"""

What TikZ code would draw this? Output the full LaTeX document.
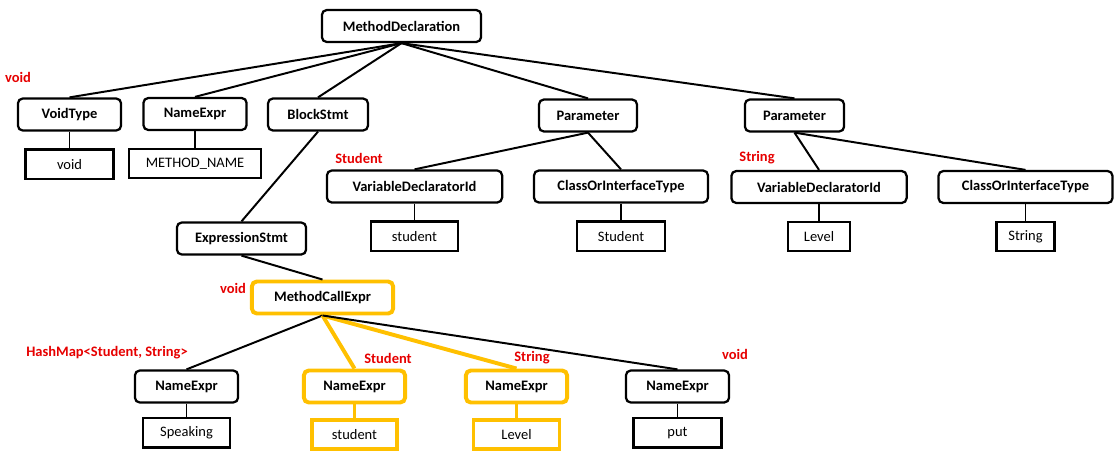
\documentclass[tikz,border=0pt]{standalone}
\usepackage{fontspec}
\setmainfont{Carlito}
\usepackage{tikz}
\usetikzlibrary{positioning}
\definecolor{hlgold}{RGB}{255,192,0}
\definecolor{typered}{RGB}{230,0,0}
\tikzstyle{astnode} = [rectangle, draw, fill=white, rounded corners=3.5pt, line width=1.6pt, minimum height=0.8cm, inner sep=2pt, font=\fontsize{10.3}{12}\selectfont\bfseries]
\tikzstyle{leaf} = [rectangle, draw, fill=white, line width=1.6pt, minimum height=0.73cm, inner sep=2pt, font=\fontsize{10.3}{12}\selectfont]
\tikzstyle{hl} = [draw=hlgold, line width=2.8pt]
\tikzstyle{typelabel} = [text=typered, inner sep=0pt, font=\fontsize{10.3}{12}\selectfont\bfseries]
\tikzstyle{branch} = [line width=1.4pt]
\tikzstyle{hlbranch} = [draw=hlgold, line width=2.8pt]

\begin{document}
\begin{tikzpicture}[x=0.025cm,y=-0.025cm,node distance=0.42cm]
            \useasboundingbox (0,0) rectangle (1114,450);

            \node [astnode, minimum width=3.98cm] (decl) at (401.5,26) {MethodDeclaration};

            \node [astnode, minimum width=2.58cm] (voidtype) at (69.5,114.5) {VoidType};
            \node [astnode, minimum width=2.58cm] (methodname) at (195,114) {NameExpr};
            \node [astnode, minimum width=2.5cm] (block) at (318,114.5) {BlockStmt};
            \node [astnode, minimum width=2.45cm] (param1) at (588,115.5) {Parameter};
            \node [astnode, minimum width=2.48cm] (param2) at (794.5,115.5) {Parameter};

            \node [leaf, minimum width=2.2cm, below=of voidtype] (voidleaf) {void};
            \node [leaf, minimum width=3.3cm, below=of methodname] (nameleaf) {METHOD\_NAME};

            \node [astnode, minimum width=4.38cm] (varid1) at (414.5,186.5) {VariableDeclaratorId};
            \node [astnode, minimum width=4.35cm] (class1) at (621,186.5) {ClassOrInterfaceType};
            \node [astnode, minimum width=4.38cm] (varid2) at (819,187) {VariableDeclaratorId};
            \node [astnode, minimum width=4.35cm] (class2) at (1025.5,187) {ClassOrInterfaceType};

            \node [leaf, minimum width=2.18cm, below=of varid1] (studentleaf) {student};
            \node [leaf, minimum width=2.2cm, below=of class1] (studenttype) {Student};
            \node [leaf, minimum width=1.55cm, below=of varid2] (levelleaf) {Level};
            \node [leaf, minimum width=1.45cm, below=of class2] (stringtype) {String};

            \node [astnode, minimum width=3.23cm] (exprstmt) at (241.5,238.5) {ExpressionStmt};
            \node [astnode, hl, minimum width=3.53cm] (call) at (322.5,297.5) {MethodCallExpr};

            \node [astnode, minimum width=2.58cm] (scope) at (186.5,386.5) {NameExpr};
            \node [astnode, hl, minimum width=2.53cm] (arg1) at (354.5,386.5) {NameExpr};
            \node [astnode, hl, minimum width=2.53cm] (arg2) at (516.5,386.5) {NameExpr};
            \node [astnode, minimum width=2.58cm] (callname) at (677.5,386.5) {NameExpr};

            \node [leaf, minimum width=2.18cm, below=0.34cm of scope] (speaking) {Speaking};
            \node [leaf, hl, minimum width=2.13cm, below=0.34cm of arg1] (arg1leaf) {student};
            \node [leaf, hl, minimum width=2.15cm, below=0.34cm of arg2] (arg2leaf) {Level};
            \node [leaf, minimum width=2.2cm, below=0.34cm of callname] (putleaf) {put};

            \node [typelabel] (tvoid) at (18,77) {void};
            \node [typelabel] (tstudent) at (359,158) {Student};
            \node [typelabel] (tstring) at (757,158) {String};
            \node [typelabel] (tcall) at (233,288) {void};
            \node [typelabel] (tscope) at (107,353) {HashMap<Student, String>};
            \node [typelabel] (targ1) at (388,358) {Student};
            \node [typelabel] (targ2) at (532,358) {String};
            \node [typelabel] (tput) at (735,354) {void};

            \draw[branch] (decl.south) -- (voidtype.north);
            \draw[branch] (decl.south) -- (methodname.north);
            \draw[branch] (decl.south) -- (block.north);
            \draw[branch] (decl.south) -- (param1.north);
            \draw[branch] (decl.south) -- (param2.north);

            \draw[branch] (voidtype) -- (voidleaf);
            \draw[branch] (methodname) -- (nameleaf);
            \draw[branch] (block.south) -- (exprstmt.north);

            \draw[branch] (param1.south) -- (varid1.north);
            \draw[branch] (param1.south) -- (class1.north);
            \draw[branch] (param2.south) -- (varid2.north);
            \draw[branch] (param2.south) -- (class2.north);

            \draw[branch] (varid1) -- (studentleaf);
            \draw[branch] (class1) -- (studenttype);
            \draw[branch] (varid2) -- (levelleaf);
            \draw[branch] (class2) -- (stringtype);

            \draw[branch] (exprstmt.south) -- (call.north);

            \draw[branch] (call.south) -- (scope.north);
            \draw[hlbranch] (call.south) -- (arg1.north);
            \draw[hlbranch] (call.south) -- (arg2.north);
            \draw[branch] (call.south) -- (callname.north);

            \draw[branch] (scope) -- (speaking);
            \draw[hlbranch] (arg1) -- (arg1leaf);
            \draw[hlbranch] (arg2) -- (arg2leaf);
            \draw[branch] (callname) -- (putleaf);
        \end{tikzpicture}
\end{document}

"""

Exercise requirements: Return all of the data exactly as written, and drop the pictures.

Output of the task:
What TikZ code would draw this? Output the full LaTeX document.
\documentclass[tikz,border=0pt]{standalone}
\usepackage{fontspec}
\setmainfont{Carlito}
\usepackage{tikz}
\usetikzlibrary{positioning}
\definecolor{hlgold}{RGB}{255,192,0}
\definecolor{typered}{RGB}{230,0,0}
\tikzstyle{astnode} = [rectangle, draw, fill=white, rounded corners=3.5pt, line width=1.6pt, minimum height=0.8cm, inner sep=2pt, font=\fontsize{10.3}{12}\selectfont\bfseries]
\tikzstyle{leaf} = [rectangle, draw, fill=white, line width=1.6pt, minimum height=0.73cm, inner sep=2pt, font=\fontsize{10.3}{12}\selectfont]
\tikzstyle{hl} = [draw=hlgold, line width=2.8pt]
\tikzstyle{typelabel} = [text=typered, inner sep=0pt, font=\fontsize{10.3}{12}\selectfont\bfseries]
\tikzstyle{branch} = [line width=1.4pt]
\tikzstyle{hlbranch} = [draw=hlgold, line width=2.8pt]

\begin{document}
\begin{tikzpicture}[x=0.025cm,y=-0.025cm,node distance=0.42cm]
            \useasboundingbox (0,0) rectangle (1114,450);

            \node [astnode, minimum width=3.98cm] (decl) at (401.5,26) {MethodDeclaration};

            \node [astnode, minimum width=2.58cm] (voidtype) at (69.5,114.5) {VoidType};
            \node [astnode, minimum width=2.58cm] (methodname) at (195,114) {NameExpr};
            \node [astnode, minimum width=2.5cm] (block) at (318,114.5) {BlockStmt};
            \node [astnode, minimum width=2.45cm] (param1) at (588,115.5) {Parameter};
            \node [astnode, minimum width=2.48cm] (param2) at (794.5,115.5) {Parameter};

            \node [leaf, minimum width=2.2cm, below=of voidtype] (voidleaf) {void};
            \node [leaf, minimum width=3.3cm, below=of methodname] (nameleaf) {METHOD\_NAME};

            \node [astnode, minimum width=4.38cm] (varid1) at (414.5,186.5) {VariableDeclaratorId};
            \node [astnode, minimum width=4.35cm] (class1) at (621,186.5) {ClassOrInterfaceType};
            \node [astnode, minimum width=4.38cm] (varid2) at (819,187) {VariableDeclaratorId};
            \node [astnode, minimum width=4.35cm] (class2) at (1025.5,187) {ClassOrInterfaceType};

            \node [leaf, minimum width=2.18cm, below=of varid1] (studentleaf) {student};
            \node [leaf, minimum width=2.2cm, below=of class1] (studenttype) {Student};
            \node [leaf, minimum width=1.55cm, below=of varid2] (levelleaf) {Level};
            \node [leaf, minimum width=1.45cm, below=of class2] (stringtype) {String};

            \node [astnode, minimum width=3.23cm] (exprstmt) at (241.5,238.5) {ExpressionStmt};
            \node [astnode, hl, minimum width=3.53cm] (call) at (322.5,297.5) {MethodCallExpr};

            \node [astnode, minimum width=2.58cm] (scope) at (186.5,386.5) {NameExpr};
            \node [astnode, hl, minimum width=2.53cm] (arg1) at (354.5,386.5) {NameExpr};
            \node [astnode, hl, minimum width=2.53cm] (arg2) at (516.5,386.5) {NameExpr};
            \node [astnode, minimum width=2.58cm] (callname) at (677.5,386.5) {NameExpr};

            \node [leaf, minimum width=2.18cm, below=0.34cm of scope] (speaking) {Speaking};
            \node [leaf, hl, minimum width=2.13cm, below=0.34cm of arg1] (arg1leaf) {student};
            \node [leaf, hl, minimum width=2.15cm, below=0.34cm of arg2] (arg2leaf) {Level};
            \node [leaf, minimum width=2.2cm, below=0.34cm of callname] (putleaf) {put};

            \node [typelabel] (tvoid) at (18,77) {void};
            \node [typelabel] (tstudent) at (359,158) {Student};
            \node [typelabel] (tstring) at (757,158) {String};
            \node [typelabel] (tcall) at (233,288) {void};
            \node [typelabel] (tscope) at (107,353) {HashMap<Student, String>};
            \node [typelabel] (targ1) at (388,358) {Student};
            \node [typelabel] (targ2) at (532,358) {String};
            \node [typelabel] (tput) at (735,354) {void};

            \draw[branch] (decl.south) -- (voidtype.north);
            \draw[branch] (decl.south) -- (methodname.north);
            \draw[branch] (decl.south) -- (block.north);
            \draw[branch] (decl.south) -- (param1.north);
            \draw[branch] (decl.south) -- (param2.north);

            \draw[branch] (voidtype) -- (voidleaf);
            \draw[branch] (methodname) -- (nameleaf);
            \draw[branch] (block.south) -- (exprstmt.north);

            \draw[branch] (param1.south) -- (varid1.north);
            \draw[branch] (param1.south) -- (class1.north);
            \draw[branch] (param2.south) -- (varid2.north);
            \draw[branch] (param2.south) -- (class2.north);

            \draw[branch] (varid1) -- (studentleaf);
            \draw[branch] (class1) -- (studenttype);
            \draw[branch] (varid2) -- (levelleaf);
            \draw[branch] (class2) -- (stringtype);

            \draw[branch] (exprstmt.south) -- (call.north);

            \draw[branch] (call.south) -- (scope.north);
            \draw[hlbranch] (call.south) -- (arg1.north);
            \draw[hlbranch] (call.south) -- (arg2.north);
            \draw[branch] (call.south) -- (callname.north);

            \draw[branch] (scope) -- (speaking);
            \draw[hlbranch] (arg1) -- (arg1leaf);
            \draw[hlbranch] (arg2) -- (arg2leaf);
            \draw[branch] (callname) -- (putleaf);
        \end{tikzpicture}
\end{document}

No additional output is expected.